Ming Lin ACM SIGGRAPH Member Profile

Member Profile: Ming Lin

1. What do you do, and how long have you been doing it?

I am a professor at the University of Maryland at College Park. I have been a university professor since 1993, with a break between 1995-1997.

2. What was your first job?

A cashier at a Deli Sandwich Shop, owned by my parents.

3. Where did you complete your formal education?

University of California at Berkeley (BS, MS, and PhD)

4. How did you first get involved with ACM SIGGRAPH?

When I organized the General-Purpose computing using GPU (GPGPU) Workshop, that was co-located with SIGGRAPH.

5. What is your favorite memory of a SIGGRAPH conference?

Creative Fast Forward – I don’t remember the year, but recall how in a few humorous words in just seconds capturing the essence of the paper.

6. Describe a project that you would like to share with the ACM SIGGRAPH community.

My most recent efforts on “Differentiable Physics”, which enables model-based principles to be integrated with statistical learning to solve many real-world problems involving dynamical systems much more efficiently.

7. If you could have dinner with one living or non-living person, who would it be and why?

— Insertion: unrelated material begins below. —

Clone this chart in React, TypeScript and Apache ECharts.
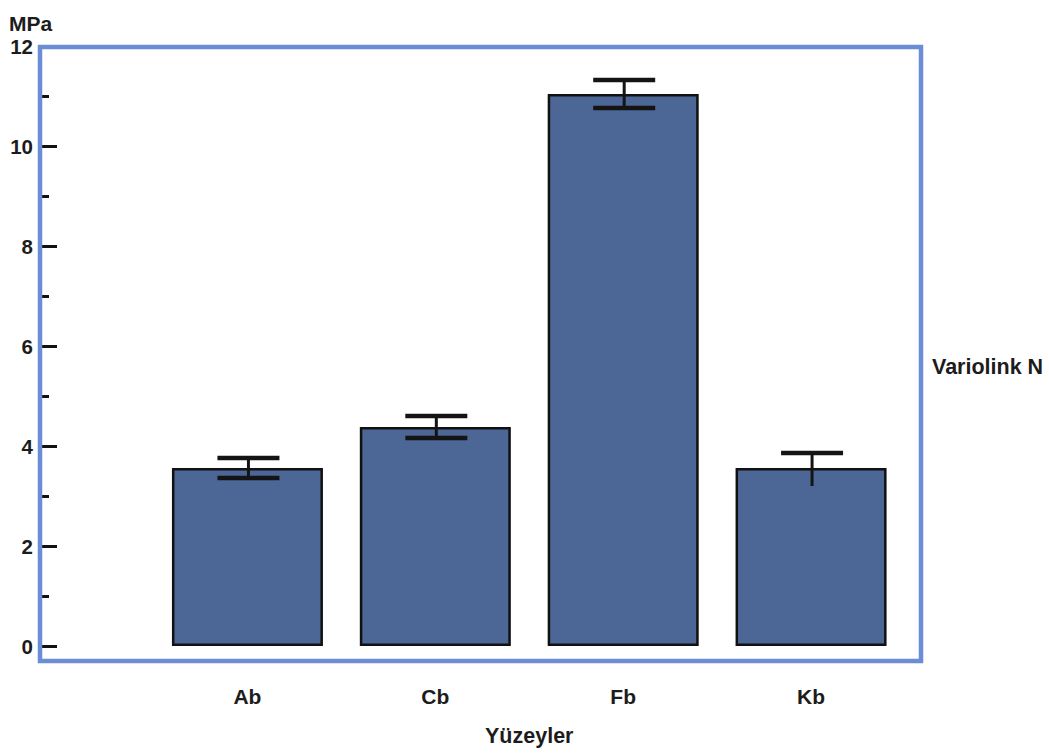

Barak Obama – what’s his experience growing up being a biracial child and what/how he learned from these experiences. What motivated him to be a president given his childhood

8. What is something most people don’t know about you?

I was an undergraduate student at UCLA, before transferring to UC Berkeley.

9. From which single individual have you learned the most in your life? What did they teach you?

My parents – be nice & kind to others, give back & serve, and work hard.

10. Is there someone in particular who has influenced your decision to work with ACM SIGGRAPH?

The community of SIGGRAPH researchers and students.

11. What can you point to in your career as your proudest moment?

When my former Ph.D. students received recognitions (e.g. when Kelly Ward, my first woman Ph.D. student while at Disney, won her Technical Oscars, when my other Ph.D. student Ted Kim now at Yale received his 2nd Sci-Tech Oscars, when Miguel Otaduy at Madrid in Spain received his first ERC grant, etc.) and when our research got used in over 60 companies worldwide, and when our research at Amazon was launched as the first 3D Virtual-Try-on system for Merch-by-Amazon!!!